## WHAT YOU WILL DO:
Any picture among the records should be left out, please; retype the rest exactly.

┌─ EXTRACTED DATA

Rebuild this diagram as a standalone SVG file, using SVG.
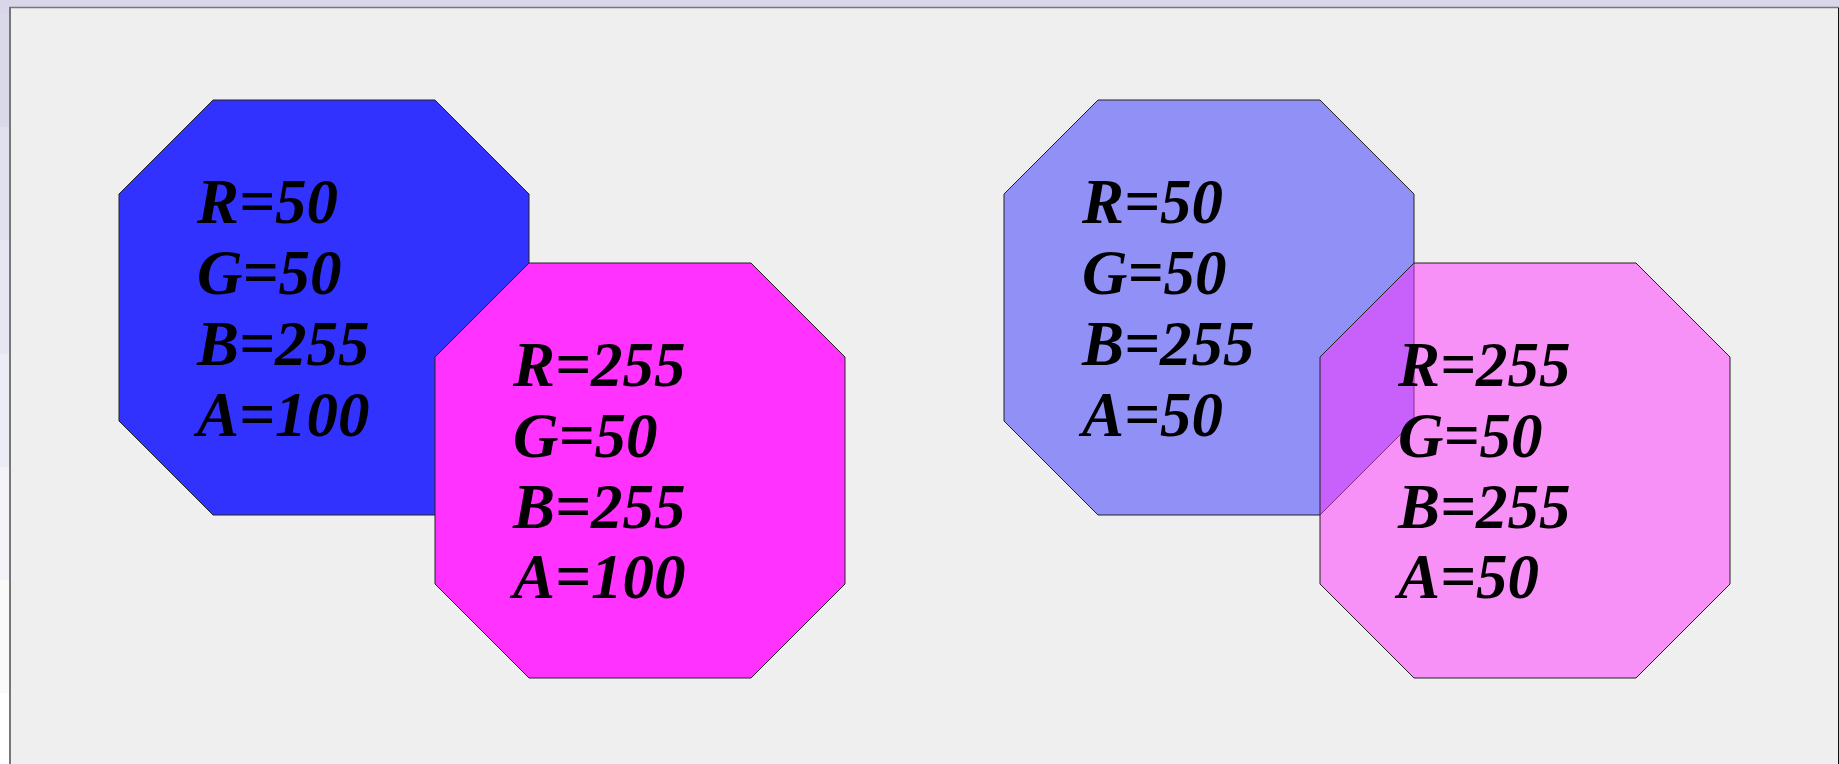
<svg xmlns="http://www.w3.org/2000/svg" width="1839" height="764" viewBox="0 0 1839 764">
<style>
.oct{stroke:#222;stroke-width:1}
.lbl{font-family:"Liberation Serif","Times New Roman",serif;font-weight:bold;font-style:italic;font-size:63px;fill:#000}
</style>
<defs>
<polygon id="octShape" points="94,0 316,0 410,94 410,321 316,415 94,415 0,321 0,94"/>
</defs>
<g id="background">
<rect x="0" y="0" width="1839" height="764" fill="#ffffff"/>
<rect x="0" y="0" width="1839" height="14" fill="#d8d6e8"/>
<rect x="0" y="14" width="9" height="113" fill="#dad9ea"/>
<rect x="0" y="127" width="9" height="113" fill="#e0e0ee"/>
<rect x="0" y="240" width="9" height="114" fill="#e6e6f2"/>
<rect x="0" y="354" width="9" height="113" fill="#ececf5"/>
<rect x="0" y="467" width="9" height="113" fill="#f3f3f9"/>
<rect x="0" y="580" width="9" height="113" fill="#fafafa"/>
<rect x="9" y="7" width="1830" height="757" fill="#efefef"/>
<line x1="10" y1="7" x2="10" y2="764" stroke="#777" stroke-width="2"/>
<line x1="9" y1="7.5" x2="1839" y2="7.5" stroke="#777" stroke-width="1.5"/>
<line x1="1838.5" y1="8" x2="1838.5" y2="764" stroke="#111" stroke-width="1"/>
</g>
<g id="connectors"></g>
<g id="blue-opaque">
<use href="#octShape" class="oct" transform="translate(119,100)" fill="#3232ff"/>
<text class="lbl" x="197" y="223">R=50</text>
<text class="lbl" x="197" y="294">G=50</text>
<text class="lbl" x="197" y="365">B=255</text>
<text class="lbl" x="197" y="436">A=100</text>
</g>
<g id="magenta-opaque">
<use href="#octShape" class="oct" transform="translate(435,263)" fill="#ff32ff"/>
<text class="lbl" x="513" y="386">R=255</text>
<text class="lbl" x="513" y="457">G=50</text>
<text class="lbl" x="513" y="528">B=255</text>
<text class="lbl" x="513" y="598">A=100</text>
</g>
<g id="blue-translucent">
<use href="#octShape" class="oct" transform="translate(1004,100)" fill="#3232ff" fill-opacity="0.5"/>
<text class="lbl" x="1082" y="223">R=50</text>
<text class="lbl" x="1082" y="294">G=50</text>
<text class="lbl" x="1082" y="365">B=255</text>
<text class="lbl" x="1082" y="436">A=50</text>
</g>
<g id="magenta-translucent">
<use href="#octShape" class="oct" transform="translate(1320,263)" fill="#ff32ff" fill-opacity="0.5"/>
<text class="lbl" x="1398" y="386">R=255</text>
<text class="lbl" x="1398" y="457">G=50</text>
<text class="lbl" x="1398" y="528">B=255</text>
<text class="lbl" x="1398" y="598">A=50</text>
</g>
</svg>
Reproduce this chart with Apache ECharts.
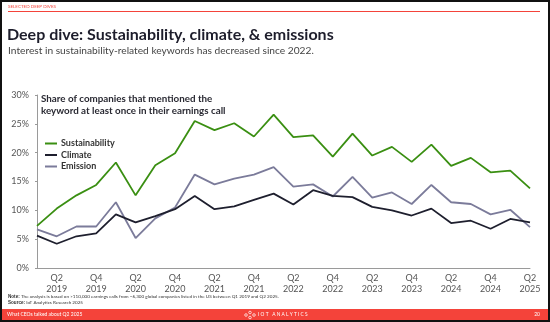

└─

## OUTPUT FOR THIS TASK:
Rebuild this diagram as a standalone SVG file, using SVG.
<svg xmlns="http://www.w3.org/2000/svg" width="1839" height="764" viewBox="0 0 1839 764">
<style>
.oct{stroke:#222;stroke-width:1}
.lbl{font-family:"Liberation Serif","Times New Roman",serif;font-weight:bold;font-style:italic;font-size:63px;fill:#000}
</style>
<defs>
<polygon id="octShape" points="94,0 316,0 410,94 410,321 316,415 94,415 0,321 0,94"/>
</defs>
<g id="background">
<rect x="0" y="0" width="1839" height="764" fill="#ffffff"/>
<rect x="0" y="0" width="1839" height="14" fill="#d8d6e8"/>
<rect x="0" y="14" width="9" height="113" fill="#dad9ea"/>
<rect x="0" y="127" width="9" height="113" fill="#e0e0ee"/>
<rect x="0" y="240" width="9" height="114" fill="#e6e6f2"/>
<rect x="0" y="354" width="9" height="113" fill="#ececf5"/>
<rect x="0" y="467" width="9" height="113" fill="#f3f3f9"/>
<rect x="0" y="580" width="9" height="113" fill="#fafafa"/>
<rect x="9" y="7" width="1830" height="757" fill="#efefef"/>
<line x1="10" y1="7" x2="10" y2="764" stroke="#777" stroke-width="2"/>
<line x1="9" y1="7.5" x2="1839" y2="7.5" stroke="#777" stroke-width="1.5"/>
<line x1="1838.5" y1="8" x2="1838.5" y2="764" stroke="#111" stroke-width="1"/>
</g>
<g id="connectors"></g>
<g id="blue-opaque">
<use href="#octShape" class="oct" transform="translate(119,100)" fill="#3232ff"/>
<text class="lbl" x="197" y="223">R=50</text>
<text class="lbl" x="197" y="294">G=50</text>
<text class="lbl" x="197" y="365">B=255</text>
<text class="lbl" x="197" y="436">A=100</text>
</g>
<g id="magenta-opaque">
<use href="#octShape" class="oct" transform="translate(435,263)" fill="#ff32ff"/>
<text class="lbl" x="513" y="386">R=255</text>
<text class="lbl" x="513" y="457">G=50</text>
<text class="lbl" x="513" y="528">B=255</text>
<text class="lbl" x="513" y="598">A=100</text>
</g>
<g id="blue-translucent">
<use href="#octShape" class="oct" transform="translate(1004,100)" fill="#3232ff" fill-opacity="0.5"/>
<text class="lbl" x="1082" y="223">R=50</text>
<text class="lbl" x="1082" y="294">G=50</text>
<text class="lbl" x="1082" y="365">B=255</text>
<text class="lbl" x="1082" y="436">A=50</text>
</g>
<g id="magenta-translucent">
<use href="#octShape" class="oct" transform="translate(1320,263)" fill="#ff32ff" fill-opacity="0.5"/>
<text class="lbl" x="1398" y="386">R=255</text>
<text class="lbl" x="1398" y="457">G=50</text>
<text class="lbl" x="1398" y="528">B=255</text>
<text class="lbl" x="1398" y="598">A=50</text>
</g>
</svg>
Reproduce this chart with Apache ECharts.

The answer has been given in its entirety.